TASK GOAL:
Every line that holds the string "matplotlib" is to be identified and copied.

★ ★ ★ ★ ★ ★ ★

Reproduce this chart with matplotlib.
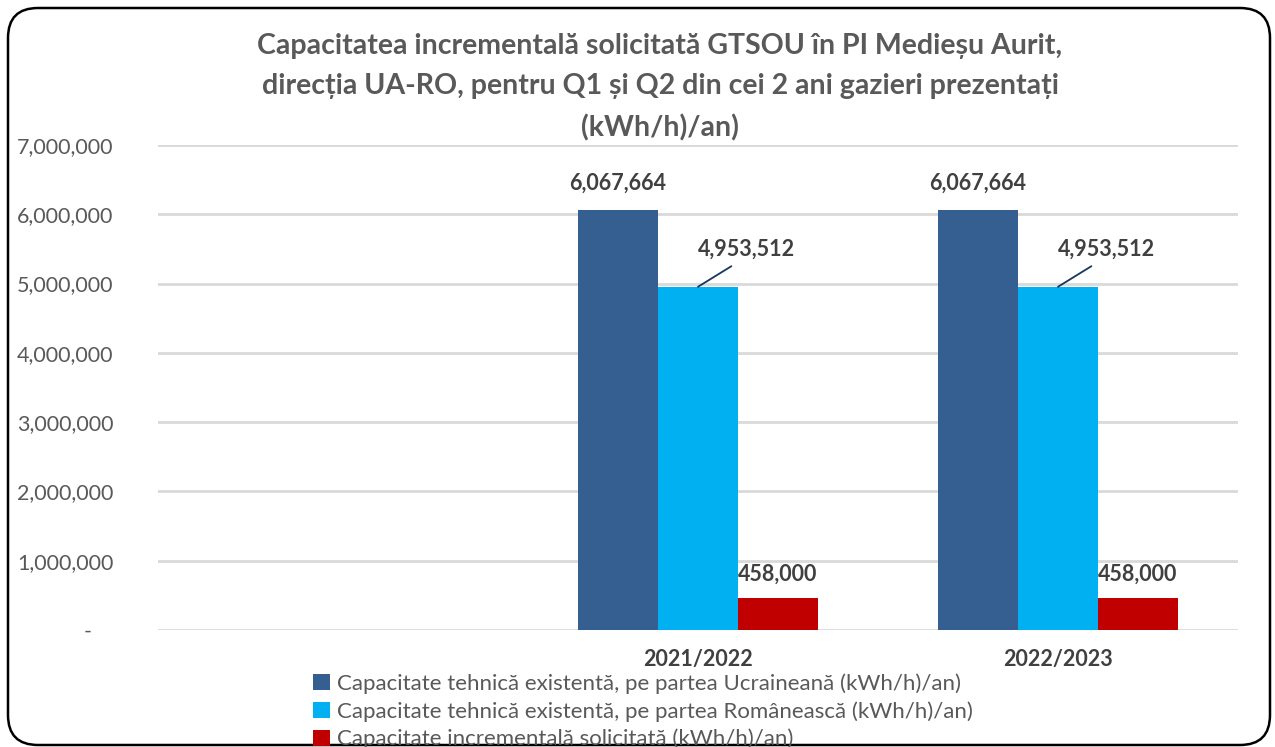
import matplotlib
matplotlib.use("Agg")
import matplotlib.pyplot as plt
from matplotlib.patches import FancyBboxPatch
from matplotlib.transforms import IdentityTransform
import numpy as np

plt.rcParams['font.family'] = ['Lato', 'DejaVu Sans']

categories = ["", "2021/2022", "2022/2023"]
series_names = [
    "Capacitate tehnică existentă, pe partea Ucraineană (kWh/h)/an)",
    "Capacitate tehnică existentă, pe partea Românească (kWh/h)/an)",
    "Capacitate incrementală solicitată (kWh/h)/an)",
]
ukr = [np.nan, 6067664, 6067664]
rom = [np.nan, 4953512, 4953512]
inc = [np.nan, 458000, 458000]
colors = ["#365F91", "#00B0F0", "#C00000"]
title = ("Capacitatea incrementală solicitată GTSOU în PI Medieșu Aurit,\n"
         "direcția UA-RO, pentru Q1 și Q2 din cei 2 ani gazieri prezentați\n"
         "(kWh/h)/an)")

W, H = 1275, 747
fig = plt.figure(figsize=(W / 100, H / 100), dpi=100)

# rounded frame (pixel coordinates)
frame = FancyBboxPatch((8, 2), 1262, 737,
                       boxstyle="round,pad=0,rounding_size=30",
                       transform=IdentityTransform(), fill=False,
                       edgecolor="black", linewidth=1.8)
fig.patches.append(frame)

ax = fig.add_axes([158 / W, 1 - 630 / H, (1238 - 158) / W, (630 - 145) / H])
x = np.arange(len(categories))
bw = 80 / 360
data = [ukr, rom, inc]
for i, (vals, c, name) in enumerate(zip(data, colors, series_names)):
    ax.bar(x + (i - 1) * bw, vals, width=bw, color=c, label=name, zorder=3)

ax.set_xlim(-0.5, len(categories) - 0.5)
ax.set_ylim(0, 7000000)
yt = np.arange(0, 7000001, 1000000)
ax.set_yticks(yt)
ax.set_yticklabels(["-    " if v == 0 else f"{v:,.0f}" for v in yt],
                   fontsize=15.5, color="#595959")
ax.tick_params(axis='y', length=0, pad=32)
ax.set_xticks(x)
ax.set_xticklabels(categories, fontsize=15.5, fontweight='bold', color="#404040")
ax.tick_params(axis='x', length=0, pad=14)
ax.grid(axis='y', color="#D9D9D9", linewidth=2, zorder=0)
for s in ax.spines.values():
    s.set_visible(False)

lab_kw = dict(fontsize=15.5, fontweight='bold', color="#404040", ha='center', va='center')
for j in range(1, len(categories)):
    xu = x[j] - bw
    ax.annotate(f"{ukr[j]:,.0f}", (xu, ukr[j]), xytext=(0, 19),
                textcoords='offset points', **lab_kw)
    ax.annotate(f"{rom[j]:,.0f}", (x[j], rom[j]), xytext=(35, 27),
                textcoords='offset points',
                arrowprops=dict(arrowstyle='-', color="#17375E", lw=1.3,
                                relpos=(0.45, 0.0), shrinkA=5, shrinkB=0),
                **lab_kw)
    ax.annotate(f"{inc[j]:,.0f}", (x[j] + bw, inc[j]), xytext=(0, 17),
                textcoords='offset points', **lab_kw)

fig.suptitle(title, x=660 / W, y=1 - 33 / H, fontsize=20.5,
             fontweight='bold', color="#595959", linespacing=1.68, va='top')

handles, labels = ax.get_legend_handles_labels()
leg = fig.legend(handles, labels, loc='upper left',
                 bbox_to_anchor=(313 / W, 1 - 673 / H), frameon=False,
                 fontsize=16, labelcolor="#595959", handlelength=0.75,
                 handleheight=0.75, handletextpad=0.35, labelspacing=0.33,
                 borderaxespad=0, borderpad=0)

fig.savefig("out.png", dpi=100)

★ ★ ★ ★ ★ ★ ★

RESPONSE TO THE TASK:
Reproduce this chart with matplotlib.
import matplotlib
matplotlib.use("Agg")
import matplotlib.pyplot as plt
from matplotlib.patches import FancyBboxPatch
from matplotlib.transforms import IdentityTransform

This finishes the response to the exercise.